By Richard White
©Copyright 2018.
All rights reserved by the author.
In the 1880’s, a roller skating craze prompted the openings of rinks in central New York for recreational skating for the public as well as exhibitions by professional skaters. According to NYS’s civil rights statute of 1873, all races were guaranteed equal access to public venues. In fact, depriving equal admission was a misdemeanor punishable by a $150 fine. Yet in 1884, this law faced racism’s challenges at skating rinks in Norwich and Owego. African Americans in those villages were determined to defend their freedom and equality that resulted in two divergent legal outcomes.

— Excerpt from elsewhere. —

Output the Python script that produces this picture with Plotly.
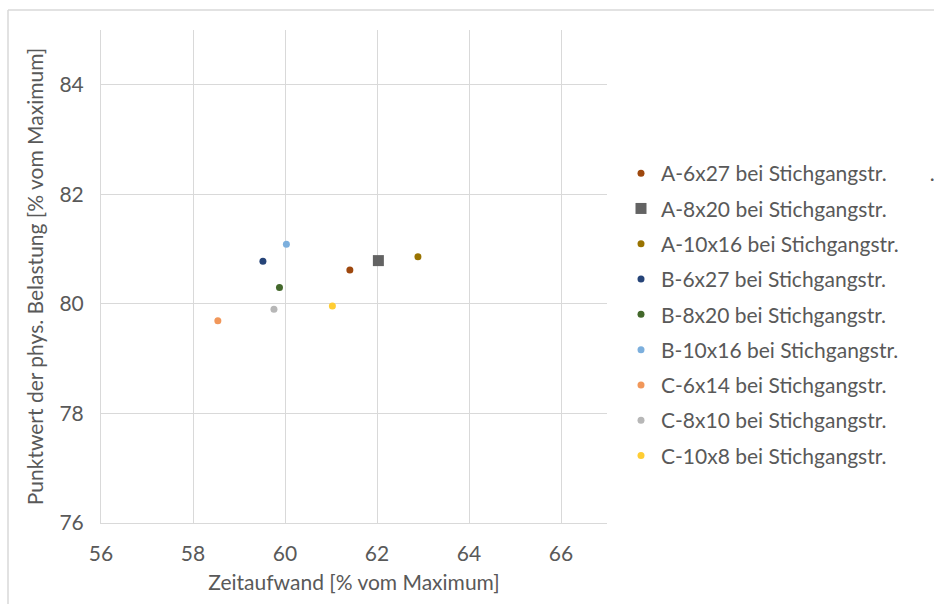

In Norwich on Friday, June 13, residents were anxious to attend the new roller rink’s grand opening at the Wilson Opera House. In spite of the law, co-proprietor Calvin King left instructions at the ticket booth to bar admission of blacks. Excluded were George Breed, William Wycoff, Charles Robbins, and others—a few accounts also name Hannibal Molson and Thomas Randall, two of the region’s leading civil rights activists. The New Berlin Gazette succinctly summarized the next act in this racial drama. On June 16, there was a widely attended “indignation meeting” at the African Methodist Episcopal Zion Church which was chaired by Rev. Loren (1) T. Rogers whose words captured the assemblage’s emotions and anger. He declared that not since “darkest days of slavery no such outrage had been perpetrated in Norwich.” Wycoff and Robbins were appointed secretaries. Molson then inspired the audience with a reading of the 1873 law. Finally, the group adopted resolutions including one that contended that they appointment “a committee to consider the propriety of instituting legal proceedings against the management.”